* Task prompt: From the listing below, pull each line that includes "Clone".

[Records with drawing code]
▼

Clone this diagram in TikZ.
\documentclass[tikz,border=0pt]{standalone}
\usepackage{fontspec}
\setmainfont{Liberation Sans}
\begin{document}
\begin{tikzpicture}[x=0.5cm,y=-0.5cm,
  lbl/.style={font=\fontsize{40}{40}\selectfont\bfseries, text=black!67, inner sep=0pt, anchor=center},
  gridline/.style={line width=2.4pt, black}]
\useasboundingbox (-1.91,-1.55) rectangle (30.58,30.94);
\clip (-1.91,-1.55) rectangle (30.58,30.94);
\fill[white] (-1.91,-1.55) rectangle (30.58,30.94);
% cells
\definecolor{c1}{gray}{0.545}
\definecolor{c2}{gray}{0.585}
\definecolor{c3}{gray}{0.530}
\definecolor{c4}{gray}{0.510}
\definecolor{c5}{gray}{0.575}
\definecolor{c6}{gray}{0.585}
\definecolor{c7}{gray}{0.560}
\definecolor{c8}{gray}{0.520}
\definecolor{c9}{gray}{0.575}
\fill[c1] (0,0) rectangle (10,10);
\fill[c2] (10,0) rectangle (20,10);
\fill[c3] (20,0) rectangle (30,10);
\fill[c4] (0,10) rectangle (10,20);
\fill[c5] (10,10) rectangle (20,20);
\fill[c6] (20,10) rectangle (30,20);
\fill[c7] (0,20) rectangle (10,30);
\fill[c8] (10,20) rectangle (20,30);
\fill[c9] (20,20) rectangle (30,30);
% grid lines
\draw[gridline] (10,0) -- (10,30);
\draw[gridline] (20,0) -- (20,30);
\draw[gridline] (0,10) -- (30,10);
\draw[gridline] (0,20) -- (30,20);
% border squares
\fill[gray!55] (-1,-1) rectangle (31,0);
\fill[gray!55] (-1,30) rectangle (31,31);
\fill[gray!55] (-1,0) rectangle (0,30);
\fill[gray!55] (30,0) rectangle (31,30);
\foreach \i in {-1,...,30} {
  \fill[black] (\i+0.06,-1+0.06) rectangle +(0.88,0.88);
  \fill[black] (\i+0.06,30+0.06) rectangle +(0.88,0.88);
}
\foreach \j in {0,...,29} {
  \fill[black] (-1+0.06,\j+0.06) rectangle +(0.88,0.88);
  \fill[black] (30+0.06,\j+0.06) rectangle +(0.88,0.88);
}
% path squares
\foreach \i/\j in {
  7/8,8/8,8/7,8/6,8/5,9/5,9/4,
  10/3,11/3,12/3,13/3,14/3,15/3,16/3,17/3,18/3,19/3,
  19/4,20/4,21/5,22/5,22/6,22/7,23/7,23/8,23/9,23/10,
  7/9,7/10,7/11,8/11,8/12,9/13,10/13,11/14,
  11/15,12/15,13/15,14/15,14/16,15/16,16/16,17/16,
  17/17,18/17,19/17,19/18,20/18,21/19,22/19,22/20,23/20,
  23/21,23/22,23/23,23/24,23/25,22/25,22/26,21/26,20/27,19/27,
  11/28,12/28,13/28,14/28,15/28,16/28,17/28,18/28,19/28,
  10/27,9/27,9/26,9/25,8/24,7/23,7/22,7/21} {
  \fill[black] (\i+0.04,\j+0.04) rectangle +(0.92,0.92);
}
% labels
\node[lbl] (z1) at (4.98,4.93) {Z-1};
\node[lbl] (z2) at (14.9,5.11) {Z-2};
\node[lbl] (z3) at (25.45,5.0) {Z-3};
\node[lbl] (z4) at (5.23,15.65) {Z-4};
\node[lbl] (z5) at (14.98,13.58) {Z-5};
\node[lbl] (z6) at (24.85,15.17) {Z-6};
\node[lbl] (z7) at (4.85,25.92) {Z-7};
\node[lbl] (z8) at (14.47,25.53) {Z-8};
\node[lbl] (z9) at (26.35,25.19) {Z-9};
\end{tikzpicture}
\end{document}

▲
▼

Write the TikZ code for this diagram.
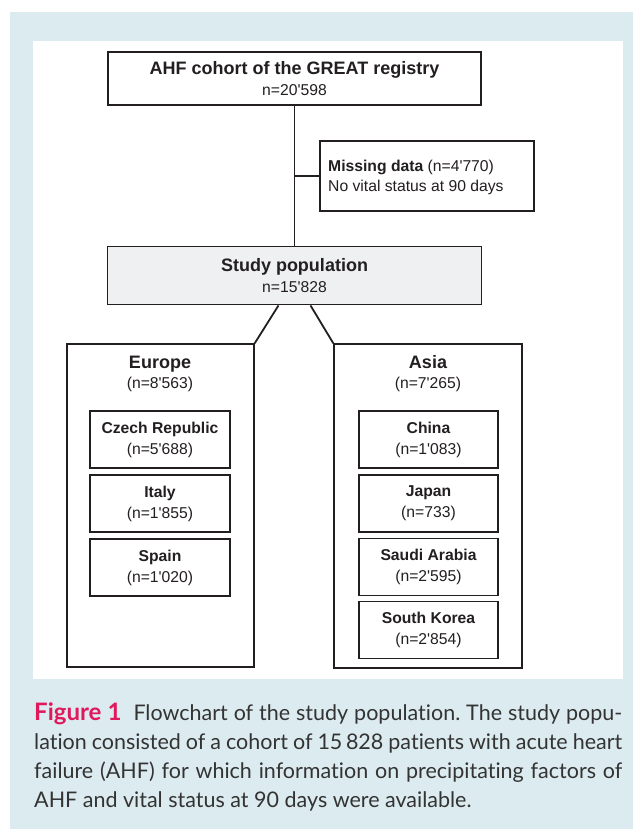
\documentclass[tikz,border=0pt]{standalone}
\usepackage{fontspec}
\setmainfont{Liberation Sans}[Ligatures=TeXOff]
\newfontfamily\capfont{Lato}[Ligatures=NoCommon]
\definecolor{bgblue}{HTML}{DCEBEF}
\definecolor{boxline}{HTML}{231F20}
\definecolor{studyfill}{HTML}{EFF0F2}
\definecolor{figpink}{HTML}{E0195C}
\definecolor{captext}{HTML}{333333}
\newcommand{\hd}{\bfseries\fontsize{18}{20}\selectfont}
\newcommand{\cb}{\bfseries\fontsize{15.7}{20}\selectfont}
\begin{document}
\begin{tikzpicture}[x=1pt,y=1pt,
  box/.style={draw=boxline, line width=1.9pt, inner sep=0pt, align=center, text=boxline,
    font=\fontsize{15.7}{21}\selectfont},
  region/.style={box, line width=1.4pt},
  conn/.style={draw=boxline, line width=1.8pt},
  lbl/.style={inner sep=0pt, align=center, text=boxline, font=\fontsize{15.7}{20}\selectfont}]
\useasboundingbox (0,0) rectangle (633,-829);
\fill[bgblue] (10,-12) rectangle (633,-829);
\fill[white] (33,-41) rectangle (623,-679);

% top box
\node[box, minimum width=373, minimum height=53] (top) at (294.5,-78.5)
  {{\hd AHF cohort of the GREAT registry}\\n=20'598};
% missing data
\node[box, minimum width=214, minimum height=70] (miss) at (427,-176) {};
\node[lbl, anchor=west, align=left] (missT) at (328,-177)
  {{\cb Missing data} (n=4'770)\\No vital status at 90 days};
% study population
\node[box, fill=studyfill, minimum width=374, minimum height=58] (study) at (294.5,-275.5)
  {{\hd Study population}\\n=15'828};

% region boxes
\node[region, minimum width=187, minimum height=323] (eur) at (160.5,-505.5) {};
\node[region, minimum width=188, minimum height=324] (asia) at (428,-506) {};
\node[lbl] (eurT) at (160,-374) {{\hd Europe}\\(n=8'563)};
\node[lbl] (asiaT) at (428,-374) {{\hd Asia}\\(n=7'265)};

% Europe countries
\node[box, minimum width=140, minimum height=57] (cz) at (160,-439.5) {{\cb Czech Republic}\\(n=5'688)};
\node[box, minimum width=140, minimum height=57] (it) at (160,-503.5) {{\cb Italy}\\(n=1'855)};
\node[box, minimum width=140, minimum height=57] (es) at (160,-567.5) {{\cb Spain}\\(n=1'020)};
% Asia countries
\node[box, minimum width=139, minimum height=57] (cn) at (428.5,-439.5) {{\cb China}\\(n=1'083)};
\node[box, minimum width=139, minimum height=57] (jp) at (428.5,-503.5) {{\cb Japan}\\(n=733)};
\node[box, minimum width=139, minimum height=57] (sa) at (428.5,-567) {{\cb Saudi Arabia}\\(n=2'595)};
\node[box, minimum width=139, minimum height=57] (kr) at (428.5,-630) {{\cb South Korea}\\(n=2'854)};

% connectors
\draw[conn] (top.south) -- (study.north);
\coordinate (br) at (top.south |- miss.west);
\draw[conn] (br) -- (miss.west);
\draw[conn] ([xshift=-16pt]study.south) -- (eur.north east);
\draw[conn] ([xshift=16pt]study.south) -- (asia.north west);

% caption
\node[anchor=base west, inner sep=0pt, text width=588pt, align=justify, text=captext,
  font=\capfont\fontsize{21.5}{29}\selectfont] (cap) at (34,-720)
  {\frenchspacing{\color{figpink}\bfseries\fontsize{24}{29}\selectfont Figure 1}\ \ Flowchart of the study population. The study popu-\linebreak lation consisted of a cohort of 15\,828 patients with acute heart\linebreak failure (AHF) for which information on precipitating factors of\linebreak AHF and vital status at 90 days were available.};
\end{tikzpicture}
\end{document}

▲
▼

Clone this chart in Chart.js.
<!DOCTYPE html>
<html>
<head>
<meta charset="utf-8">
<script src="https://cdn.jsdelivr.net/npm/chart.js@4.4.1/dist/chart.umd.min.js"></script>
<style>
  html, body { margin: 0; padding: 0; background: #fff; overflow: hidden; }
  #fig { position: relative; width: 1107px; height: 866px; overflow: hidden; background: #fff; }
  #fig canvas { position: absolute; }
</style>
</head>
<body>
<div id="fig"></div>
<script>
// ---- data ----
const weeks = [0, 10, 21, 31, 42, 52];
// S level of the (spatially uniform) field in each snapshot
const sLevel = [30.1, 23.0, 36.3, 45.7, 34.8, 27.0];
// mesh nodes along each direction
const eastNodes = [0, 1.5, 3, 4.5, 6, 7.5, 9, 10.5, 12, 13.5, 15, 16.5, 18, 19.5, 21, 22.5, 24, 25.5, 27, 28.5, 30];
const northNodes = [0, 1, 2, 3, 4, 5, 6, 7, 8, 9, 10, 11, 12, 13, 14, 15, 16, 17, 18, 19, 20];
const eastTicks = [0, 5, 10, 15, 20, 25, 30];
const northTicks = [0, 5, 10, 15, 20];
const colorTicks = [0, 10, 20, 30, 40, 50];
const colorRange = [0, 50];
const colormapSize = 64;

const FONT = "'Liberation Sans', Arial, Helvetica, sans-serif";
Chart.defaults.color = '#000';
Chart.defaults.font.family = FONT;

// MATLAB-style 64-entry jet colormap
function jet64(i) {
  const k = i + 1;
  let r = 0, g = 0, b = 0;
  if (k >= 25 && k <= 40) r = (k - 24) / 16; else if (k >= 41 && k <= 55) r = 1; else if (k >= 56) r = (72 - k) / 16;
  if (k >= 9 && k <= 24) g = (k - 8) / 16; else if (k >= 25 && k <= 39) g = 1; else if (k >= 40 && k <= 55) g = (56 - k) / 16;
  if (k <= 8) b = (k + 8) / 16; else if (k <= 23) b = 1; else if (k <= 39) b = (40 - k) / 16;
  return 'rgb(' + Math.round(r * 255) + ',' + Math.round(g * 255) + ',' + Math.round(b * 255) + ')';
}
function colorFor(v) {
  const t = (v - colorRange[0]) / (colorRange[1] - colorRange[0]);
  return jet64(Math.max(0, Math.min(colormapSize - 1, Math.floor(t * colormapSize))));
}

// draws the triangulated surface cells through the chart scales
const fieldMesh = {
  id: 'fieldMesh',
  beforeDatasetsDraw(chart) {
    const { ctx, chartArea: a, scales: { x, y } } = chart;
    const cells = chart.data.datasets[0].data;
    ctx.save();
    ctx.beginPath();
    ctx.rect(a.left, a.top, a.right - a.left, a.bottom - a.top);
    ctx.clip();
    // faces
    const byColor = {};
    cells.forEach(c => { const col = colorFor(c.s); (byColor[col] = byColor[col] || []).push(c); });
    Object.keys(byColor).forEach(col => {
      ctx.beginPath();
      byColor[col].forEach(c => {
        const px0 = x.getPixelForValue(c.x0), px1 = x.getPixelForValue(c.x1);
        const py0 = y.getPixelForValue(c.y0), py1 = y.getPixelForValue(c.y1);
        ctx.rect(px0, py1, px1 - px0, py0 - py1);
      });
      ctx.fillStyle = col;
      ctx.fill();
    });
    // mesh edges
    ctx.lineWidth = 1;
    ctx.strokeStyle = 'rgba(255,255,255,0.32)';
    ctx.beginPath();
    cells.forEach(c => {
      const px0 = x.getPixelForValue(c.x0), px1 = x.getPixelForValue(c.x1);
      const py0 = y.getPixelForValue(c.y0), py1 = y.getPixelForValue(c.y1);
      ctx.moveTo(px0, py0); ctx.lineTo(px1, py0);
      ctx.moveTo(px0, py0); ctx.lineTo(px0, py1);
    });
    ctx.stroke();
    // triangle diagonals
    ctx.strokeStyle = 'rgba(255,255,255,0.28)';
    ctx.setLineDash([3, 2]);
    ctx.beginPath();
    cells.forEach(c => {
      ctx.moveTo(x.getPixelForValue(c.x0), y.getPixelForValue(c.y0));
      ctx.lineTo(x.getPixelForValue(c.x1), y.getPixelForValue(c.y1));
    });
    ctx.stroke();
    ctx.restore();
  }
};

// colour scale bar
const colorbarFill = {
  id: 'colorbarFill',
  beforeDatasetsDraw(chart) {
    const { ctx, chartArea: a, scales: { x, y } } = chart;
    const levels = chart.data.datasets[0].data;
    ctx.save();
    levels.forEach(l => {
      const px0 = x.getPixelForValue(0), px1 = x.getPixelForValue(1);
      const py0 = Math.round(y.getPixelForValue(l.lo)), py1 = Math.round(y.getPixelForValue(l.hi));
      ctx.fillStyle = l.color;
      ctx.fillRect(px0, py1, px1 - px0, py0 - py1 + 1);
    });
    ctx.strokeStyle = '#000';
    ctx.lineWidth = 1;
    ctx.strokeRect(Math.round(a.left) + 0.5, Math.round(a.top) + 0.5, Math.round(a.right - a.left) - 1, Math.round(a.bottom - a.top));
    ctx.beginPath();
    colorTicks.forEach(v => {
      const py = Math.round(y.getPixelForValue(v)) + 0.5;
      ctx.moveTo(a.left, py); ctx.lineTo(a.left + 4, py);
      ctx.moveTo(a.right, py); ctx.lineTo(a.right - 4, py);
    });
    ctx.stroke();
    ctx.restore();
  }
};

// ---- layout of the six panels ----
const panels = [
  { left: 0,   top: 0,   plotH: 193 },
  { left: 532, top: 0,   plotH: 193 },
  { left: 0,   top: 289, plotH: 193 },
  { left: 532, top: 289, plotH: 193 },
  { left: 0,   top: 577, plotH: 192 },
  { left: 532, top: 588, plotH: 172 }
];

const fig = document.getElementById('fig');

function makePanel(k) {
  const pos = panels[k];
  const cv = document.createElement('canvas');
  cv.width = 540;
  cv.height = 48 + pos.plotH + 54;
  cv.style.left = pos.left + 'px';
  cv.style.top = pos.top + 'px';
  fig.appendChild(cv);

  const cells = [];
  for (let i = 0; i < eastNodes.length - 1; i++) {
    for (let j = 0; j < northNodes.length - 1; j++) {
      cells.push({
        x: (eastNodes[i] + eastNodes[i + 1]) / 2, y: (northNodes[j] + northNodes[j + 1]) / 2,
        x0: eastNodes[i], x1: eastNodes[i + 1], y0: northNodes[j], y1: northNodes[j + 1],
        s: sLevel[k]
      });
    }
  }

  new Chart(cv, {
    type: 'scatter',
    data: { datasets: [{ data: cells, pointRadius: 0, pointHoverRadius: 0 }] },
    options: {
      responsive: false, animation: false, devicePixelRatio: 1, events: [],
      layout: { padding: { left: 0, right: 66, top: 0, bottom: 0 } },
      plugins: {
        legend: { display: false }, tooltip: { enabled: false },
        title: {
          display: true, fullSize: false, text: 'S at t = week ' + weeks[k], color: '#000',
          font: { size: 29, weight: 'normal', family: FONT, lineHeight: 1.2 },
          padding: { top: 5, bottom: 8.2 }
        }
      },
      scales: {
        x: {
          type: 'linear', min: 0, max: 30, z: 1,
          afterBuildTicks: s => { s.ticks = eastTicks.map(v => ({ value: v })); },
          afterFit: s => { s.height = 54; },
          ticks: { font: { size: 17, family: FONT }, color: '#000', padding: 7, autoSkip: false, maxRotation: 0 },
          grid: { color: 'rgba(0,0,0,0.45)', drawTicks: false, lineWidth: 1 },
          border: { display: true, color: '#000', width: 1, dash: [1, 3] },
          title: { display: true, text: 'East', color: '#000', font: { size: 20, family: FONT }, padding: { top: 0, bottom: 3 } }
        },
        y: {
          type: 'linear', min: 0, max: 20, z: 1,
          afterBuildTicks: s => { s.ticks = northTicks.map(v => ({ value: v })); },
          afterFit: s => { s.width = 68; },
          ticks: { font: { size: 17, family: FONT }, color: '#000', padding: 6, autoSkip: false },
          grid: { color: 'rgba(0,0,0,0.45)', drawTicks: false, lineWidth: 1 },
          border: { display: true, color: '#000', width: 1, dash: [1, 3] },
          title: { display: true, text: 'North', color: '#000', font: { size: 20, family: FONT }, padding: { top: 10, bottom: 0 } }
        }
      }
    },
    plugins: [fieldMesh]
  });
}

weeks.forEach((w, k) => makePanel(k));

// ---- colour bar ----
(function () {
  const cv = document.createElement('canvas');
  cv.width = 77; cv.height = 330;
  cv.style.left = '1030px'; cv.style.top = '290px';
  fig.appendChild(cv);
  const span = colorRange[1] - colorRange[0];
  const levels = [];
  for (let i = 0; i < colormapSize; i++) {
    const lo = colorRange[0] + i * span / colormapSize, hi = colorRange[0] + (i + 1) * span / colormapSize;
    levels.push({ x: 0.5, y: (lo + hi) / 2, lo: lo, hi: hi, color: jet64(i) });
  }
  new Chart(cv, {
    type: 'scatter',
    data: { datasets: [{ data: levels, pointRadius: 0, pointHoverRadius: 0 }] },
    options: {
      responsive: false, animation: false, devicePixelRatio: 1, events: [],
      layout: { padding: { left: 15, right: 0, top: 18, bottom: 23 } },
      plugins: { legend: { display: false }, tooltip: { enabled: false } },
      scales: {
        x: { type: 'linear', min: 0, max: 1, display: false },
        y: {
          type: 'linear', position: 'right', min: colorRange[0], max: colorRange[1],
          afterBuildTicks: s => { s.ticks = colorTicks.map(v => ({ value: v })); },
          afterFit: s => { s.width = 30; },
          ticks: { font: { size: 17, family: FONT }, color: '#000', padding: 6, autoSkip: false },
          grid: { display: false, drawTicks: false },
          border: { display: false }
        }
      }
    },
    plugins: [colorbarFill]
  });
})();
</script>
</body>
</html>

▲

* Solution to the exercise:
Clone this diagram in TikZ.
Clone this chart in Chart.js.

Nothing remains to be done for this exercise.